I’m sitting in my parents’ house looking at my father’s hi-fi system while writing this, and in front of me is a CD player, turntable and even a cassette deck. There isn’t an Ethernet cable in sight, nor a wireless streamer or tablet to control it. Nor is there a Bluetooth connection sending music from the phone to the hi-fi. It’s physical media through and through. And I’m sure that this is by no means atypical of audio systems up and down the land. Are we really standing on the brink of there being no more CDs, records, DVDs and Blu-rays? I’m not sure we are. Not yet anyway.

It’s certainly not the case with vinyl, as we know. Sales are continuing to go climb, with the BPI’s figures showing around 4m units sold in the UK in 2017. That’s a massive rise from the 205,000 just ten years ago. And yes of course this is going to remain as a niche format, never reaching the lofty heights of the 70 billion streams that we saw in 2017. But it has undoubtedly got a future as a ‘serious’ format that hi-fi people will continue to cherish. Over in the digital world things are changing of course, but there were still 800,000 sales of CDs per week last year. That means there are still a lot of CD players in use across the country. 

We tend to embrace the latest technology and instantly write off the thing it is supposedly replacing, but clearly the CD player is set to be an important part of many people’s musical lives for a good time to come. Not everyone is an early adopter, making the switch to streaming and ditching their CD collections, as the CD sales show. Sure, the increase in streaming is phenomenal, but how much of this is music on the go compared with music at home? CD player sales actually increased slightly in 2017 compared to the previous two years, so perhaps things aren’t quite as clear cut as the headline figures suggest? And interestingly, by comparison, unit sales of turntables saw a small dip in 2017 after many years of consecutive rises. However, the sales by value went up, suggesting a shift to higher priced turntables – maybe after dipping a toe in the water with a £70 supermarket record player, people are now moving into turntable 2.0 territory, buying a better quality one as they like what the vinyl is giving them.

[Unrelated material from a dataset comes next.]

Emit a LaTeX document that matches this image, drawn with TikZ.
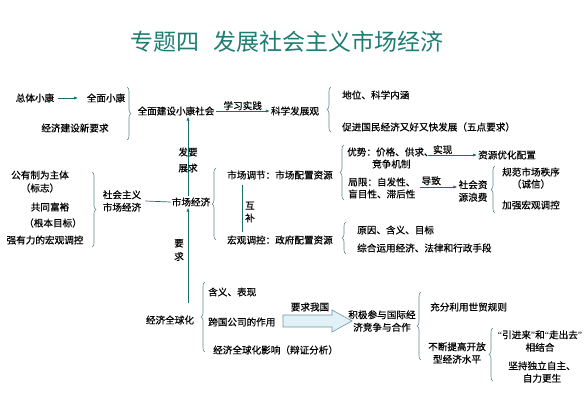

Films are possibly a different kettle of fish. We saw a rapid shift to DVDs after the demise of VHS by the high street video rental shops, but now most, if not all of them, have disappeared entirely. And even though the studios have tried to keep the Blu-ray market buoyant and fresh by introducing 3D movies and now 4K, the trend does seem to be somewhat unstoppable in the direction of streaming and on-demand viewing. Netflix, Amazon Prime, Apple TV, Google Play, Now TV and the like offer unlimited access to virtually any movie anytime and anywhere. This is underlined with the GfK figures for sales of Blu-ray players. 2017 saw a 34% drop in sales of players, while conversely 4K TV sales went up by 27%. That shows a clear move away from physical media for HD and UHD content towards the smart TV and delivery down the wires. Perhaps that move by Oppo shouldn’t come as such a surprise after all then.

Where does all this leave the retail sector? Well clearly no shop wants to be sitting on a stock room full of Blu-ray and DVD players, based on the sales evidence above. Turntables and even CD players are probably a safer bet and maybe a few smart TVs and streaming boxes wouldn’t go amiss – but we all know how dire the margins are on these things.

Maybe our chargeable USP should be service and the added value that our expertise can bring. We don’t make enough of our years of experience and how much we can enhance people’s home entertainment through careful set up and calibration. With the means of obtaining video entertainment moving away from physical media and to the streaming services, now is the time to show just how good we are. The consumer will need help using their new service – they’re never as intuitive as the claims – and this is where we can make a good margin and also make sales of the AV amplifiers, speakers, TV mounts and furniture etc. The seismic shift in content delivery could actually provide great opportunities.